In order for a local educational agency to be eligible for supplemental educational funding, SB 830 will require the local educational agency to report the average daily enrollment for the prior academic year to the State Superintendent on July 1 and to demonstrate maintenance of effort to address chronic absenteeism and habitual truancy.  SB 830 will also require local educational agencies to use at least 50% of their supplemental education funding to supplement existing local educational agency expenditures to address chronic absenteeism and habitual truancy.

“Our current attendance-based funding system takes resources away from schools in lower-income communities because they experience higher rates of absenteeism,” said California School Employees Association President Matthew “Shane” Dishman. “Our members, including instructional assistants and attendance clerks, know that student absences actually cost money and demand additional resources to track down absent students and prepare make-up assignments.  The truth is, attendance-based funding punishes students in schools that most need the state’s financial support.”

According to a summary and analysis of the Governor’s May revise budget for 2022-23 prepared by the Legislative Analyst’s Office, a nonpartisan fiscal and policy advisor, Total state spending on schools and community colleges is determined mainly by a set of constitutional formulas set forth in Proposition 98. These formulas establish a minimum funding requirement for K‑14 education, commonly known as the minimum guarantee.

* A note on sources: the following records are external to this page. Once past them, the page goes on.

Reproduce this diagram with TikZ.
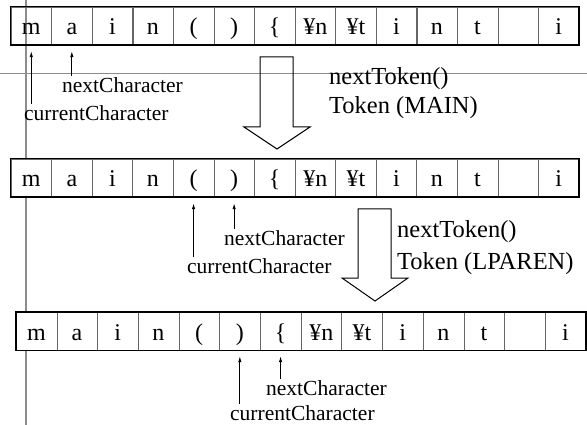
\documentclass[tikz,border=0pt]{standalone}
\usepackage{fontspec}
\setmainfont{Liberation Serif}
\usetikzlibrary{arrows.meta}
\usetikzlibrary{positioning}
\tikzset{>={Latex[length=6pt,width=3.5pt]}}
\tikzstyle{cell} = [rectangle, draw=black!60, fill=white, minimum width=40.6pt, minimum height=38pt, inner sep=0pt, text height=24pt, text depth=6pt, font=\fontsize{24}{28}\selectfont]
\tikzstyle{lbl} = [draw=none, inner sep=1pt, anchor=west, font=\fontsize{21.5}{24}\selectfont]
\tikzstyle{toklbl} = [draw=none, inner sep=0pt, anchor=west, font=\fontsize{24.5}{28}\selectfont]
\tikzstyle{ptr} = [->, line width=0.9pt, shorten >=6pt]
\tikzstyle{guide} = [draw=black!45]
\tikzstyle{bigarrow} = [draw=black, line width=1pt, line join=miter]

\begin{document}
\begin{tikzpicture}[x=1pt, y=-1pt]
\useasboundingbox (0,0) rectangle (587,425);
% guide lines
\draw [guide, line width=2.5pt] (26,0) -- (26,425);
\draw [guide, line width=1pt] (0,74) -- (587,74);

% first state
\foreach \c [count=\i] in {m,a,i,n,{(},{)},\{,¥n,¥t,i,n,t,{},i}
  \node [cell, fill=none] (a\i) at ({11+(\i-0.5)*40.57}, 26) {\c};
\draw [line width=1.4pt] (a1.north west) rectangle (a14.south east);
\node [lbl] (anext) at (61,85) {nextCharacter};
\node [lbl] (acur) at (23,113) {currentCharacter};
\draw [ptr] (a2.south |- anext.north) -- (a2.south);
\draw [ptr] (a1.south |- acur.north) -- (a1.south);

\draw [bigarrow] (260,57) -- (293,57) -- (293,127) -- (310,127) -- (277,149) -- (244,127) -- (260,127) -- cycle;
\node [toklbl] (tok1) at (329,79) {nextToken()};
\node [toklbl] (main) at (329,108) {Token (MAIN)};

% second state
\foreach \c [count=\i] in {m,a,i,n,{(},{)},\{,¥n,¥t,i,n,t,{},i}
  \node [cell] (b\i) at ({11+(\i-0.5)*40.57}, 178) {\c};
\draw [line width=1.4pt] (b1.north west) rectangle (b14.south east);
\node [lbl] (bnext) at (223,238) {nextCharacter};
\node [lbl] (bcur) at (186,266) {currentCharacter};
\draw [ptr] (b6.south |- bnext.north) -- (b6.south);
\draw [ptr] (b5.south |- bcur.north) -- (b5.south);

\draw [bigarrow] (358,209) -- (391,209) -- (391,278) -- (408,278) -- (375,301) -- (342,278) -- (358,278) -- cycle;
\node [toklbl] (tok2) at (397,232) {nextToken()};
\node [toklbl] (lparen) at (397,264) {Token (LPAREN)};

% third state
\foreach \c [count=\i] in {m,a,i,n,{(},{)},\{,¥n,¥t,i,n,t,{},i}
  \node [cell, minimum width=40.7pt] (c\i) at ({16+(\i-0.5)*40.7}, 331) {\c};
\draw [line width=1.4pt] (c1.north west) rectangle (c14.south east);
\node [lbl] (cnext) at (265,388) {nextCharacter};
\node [lbl] (ccur) at (229,413) {currentCharacter};
\draw [ptr] (c7.south |- cnext.north) -- (c7.south);
\draw [ptr] (c6.south |- ccur.north) -- (c6.south);
\end{tikzpicture}
\end{document}
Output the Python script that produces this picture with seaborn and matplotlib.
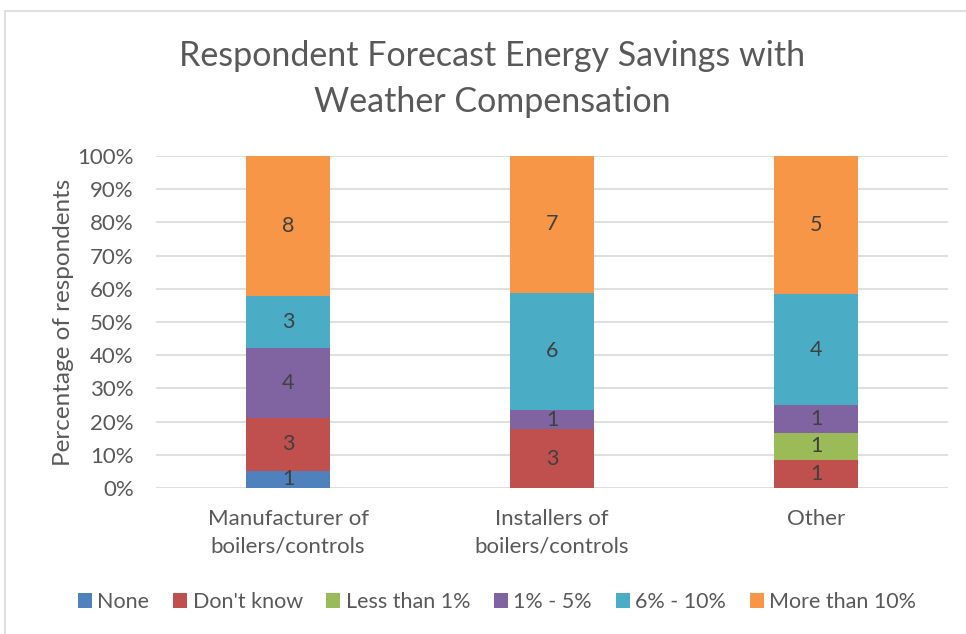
import numpy as np
import pandas as pd
import matplotlib
matplotlib.use("Agg")
import matplotlib.pyplot as plt
import seaborn as sns
from matplotlib.patches import Rectangle

categories = ["Manufacturer of\nboilers/controls", "Installers of\nboilers/controls", "Other"]
series = ["None", "Don't know", "Less than 1%", "1% - 5%", "6% - 10%", "More than 10%"]
none_v = [1, 0, 0]
dontknow_v = [3, 3, 1]
lt1_v = [0, 0, 1]
p1_5_v = [4, 1, 1]
p6_10_v = [3, 6, 4]
gt10_v = [8, 7, 5]
colors = ["#4F81BD", "#C0504D", "#9BBB59", "#8064A2", "#4BACC6", "#F79646"]
yticks = [0, 10, 20, 30, 40, 50, 60, 70, 80, 90, 100]

sns.set_theme(style="white")
plt.rcParams["font.family"] = ["Lato", "DejaVu Sans"]
txt = "#595959"

counts = np.array([none_v, dontknow_v, lt1_v, p1_5_v, p6_10_v, gt10_v], dtype=float)
totals = counts.sum(axis=0)
pct = counts / totals * 100
cum = np.cumsum(pct, axis=0)

fig = plt.figure(figsize=(9.66, 6.34), dpi=100)
fig.patch.set_facecolor("white")
fig.add_artist(Rectangle((5/966, -0.1), 1.2, 0.1 + (634-11)/634, transform=fig.transFigure,
                         fill=False, edgecolor="#D9D9D9", linewidth=1.2))
ax = fig.add_axes([156/966, 1-488/634, (948-156)/966, (488-156)/634])

for i in range(len(series)-1, -1, -1):
    df = pd.DataFrame({"cat": categories, "val": cum[i]})
    sns.barplot(data=df, x="cat", y="val", color=colors[i], saturation=1,
                width=0.315, ax=ax, zorder=3, linewidth=0)

for i in range(len(series)):
    for j in range(len(categories)):
        if counts[i, j] > 0:
            yc = cum[i, j] - pct[i, j] / 2
            ax.text(j, yc, f"{int(counts[i, j])}", ha="center", va="center",
                    fontsize=15.5, color="#404040", zorder=5)

ax.set_ylim(0, 100)
ax.set_xlim(-0.5, 2.5)
ax.set_yticks(yticks)
ax.set_yticklabels([f"{t}%" for t in yticks], fontsize=16, color=txt)
ax.yaxis.grid(True, color="#D9D9D9", linewidth=1.2, zorder=0)
ax.set_axisbelow(True)
for s in ax.spines.values():
    s.set_visible(False)
ax.tick_params(axis="y", length=0, pad=16)
ax.tick_params(axis="x", length=0, pad=15)
plt.setp(ax.get_xticklabels(), fontsize=16, color=txt, linespacing=1.45)
ax.set_xlabel("")
ax.set_ylabel("Percentage of respondents", fontsize=17.5, color=txt, labelpad=2)

fig.suptitle("Respondent Forecast Energy Savings with\nWeather Compensation",
             x=492/966, y=1-40/634, fontsize=24.5, color=txt, linespacing=1.55, va="top")

handles = [Rectangle((0, 0), 1, 1, facecolor=c, edgecolor="none") for c in colors]
fig.legend(handles, series, loc="center", bbox_to_anchor=(497/966, 1-602/634), ncol=6,
           frameon=False, fontsize=15.5, labelcolor=txt, handlelength=0.65, handleheight=0.65,
           handletextpad=0.25, columnspacing=1.1)

fig.savefig("out.png", dpi=100, facecolor="white")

The state meets the guarantee through a combination of General Fund and local property tax revenue.

The Legislature, in turn, decides how to allocate this funding among specific school and community college programs. Many factors affect the costs of these programs, including changes in student attendance and statutory cost‑of‑living adjustments (COLAs). When the guarantee exceeds the cost of existing programs, the difference is available for new commitments. For simplicity, they refer to this amount as the “surplus” within the school and community college budget.

After setting aside funding for statutory COLAs and other planned program expansions, the Governor’s budget includes $33.5 billion in discretionary spending proposals to meet the minimum required funding level for schools and community colleges.

In addition to the $35 billion in state appropriations limit (SAL) exclusions that use the overall General Fund surplus, the Governor proposes using $5.1 billion from the surplus within the school and community college budget for SAL‑excluded purposes. The largest component is $3.2 billion for deferred maintenance ($1.7 billion for schools and $1.5 billion for community colleges).

Managing editor Ariel Carmona Jr. Contributed to this story.